Le concert de vendredi a commencé par une introduction de Val Inc, seule aux platines. Parmi les rythmes électroniques et les scratches, une voix issue d'un des vinyles posés sur les platines expliquait les caractéristiques des rites vaudous. Val Inc définit sa musique comme de l'afro-electronica. Les samples de percussions traditionnelles se mêlent ainsi aux bruitages permis par la technologie moderne. Au bout d'une dizaine de minutes, Steve Coleman rejoint la scène pour une entrée en matière progressive. Quelques phrases au déroulé mélodieux assez lent entament cet étrange rituel afro-cosmique. Puis, peu à peu, on sent que la musique se met en place, qu'elle se construit en direct, qu'elle est pensée en des termes architecturaux complexes pour pouvoir s'appuyer sur des bases solides, et enfin un dialogue ouvert et riche se met en place. On sait que la construction est essentielle chez Coleman, mais on a là l'occasion de l'entendre se mettre en place devant nous, sans avoir droit d'entrée de jeu au produit fini. Le phrasé se fait plus souple, plus rapide aussi, au fur et à mesure. Les effets de transe finaux ne sont que l'aboutissement d'une démarche méticuleusement menée à bien, qui ne cherche pas la démonstration rythmique immédiate. Il y a comme une dimension de rituel dans la musique proposée par les deux artistes. Steve Coleman se fond autant dans les beats proposés par Val Inc que la DJette ne fait évoluer son discours en fonction des développements de celui du saxophoniste. Le résultat est prenant, envoûtant parfois, et propose quelque chose d'assez différent des habituelles rencontres entre jazz et machines, par un côté très organique maintenu au cœur même de la technologie.
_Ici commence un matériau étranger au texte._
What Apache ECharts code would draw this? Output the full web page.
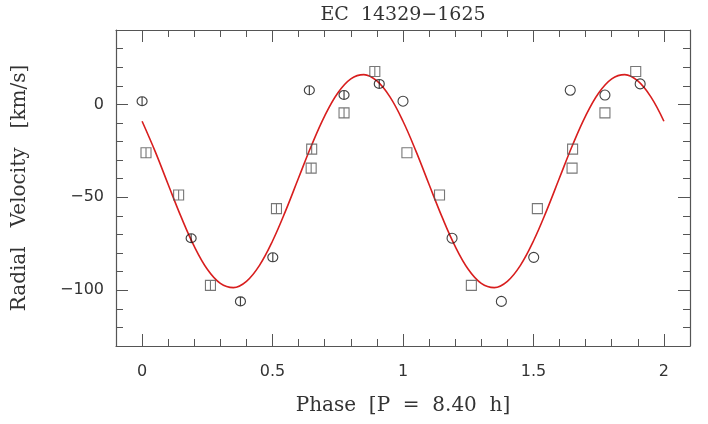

Le duo avec Ravi Coltrane a fait entendre un Coleman assez différent, plus proche parfois, notamment en début de concert, d'un discours de musique contemporaine (comme un demi-quatuor) que du jazz. Ravi Coltrane, outre son statut de fils de Dieu qui l'aura au final plus desservi qu'autre chose, est un ténor paradoxal. J'ai toujours trouvé que son jeu manquait singulièrement de consistance pour qu'il puisse mener tout un groupe, mais ai parallèlement toujours été enthousiasmé par l'aspect purement rythmique de son jeu, qui touche souvent juste. C'est sans doute ce qu'apprécie Coleman chez lui. Ainsi, les deux saxophonistes ont pu s'amuser à intervertir constamment les rôles, à se compléter rythmiquement, pour que l'absence de tout autre instrument devienne une force qui permette de resserrer l'écoute sur les complémentarités de timbres de l'alto et du ténor. Une lame tranchante, souple, vive et fine d'un côté ; un bourdonnement épais, lancinant et obsédant de l'autre. Au cours du concert, l'abstraction du début s'est peu à peu atténuée pour déboucher sur des constructions s'appuyant plus ouvertement sur le groove si cher au chicagoan. Le dernier rappel, organisé autour de furtives bribes de Round Midnight fut un exemple particulièrement intense du travail autour de la tradition, de sa reconstruction (bien plus que de sa déconstruction), qui irrigue toute l'œuvre de Coleman. Le dénuement du duo en offrait une écoute particulièrement instructive.
Ces deux duos, et le récent disque en solo, apporte une lumière inédite, même si déjà perceptibe de-ci de-là au cours de précédents concerts, sur la conception du saxophone par Coleman qui débouchera, espérons le, sur un grand moment ce lundi soir avec le Aquarius Ingress qui doit réunir deux ténors, deux altos et deux clarinettes (dont Tony Malaby, Chris Speed, Miguel Zenon...). Ma curiosité attend ce moment avec impatience depuis plusieurs semaines.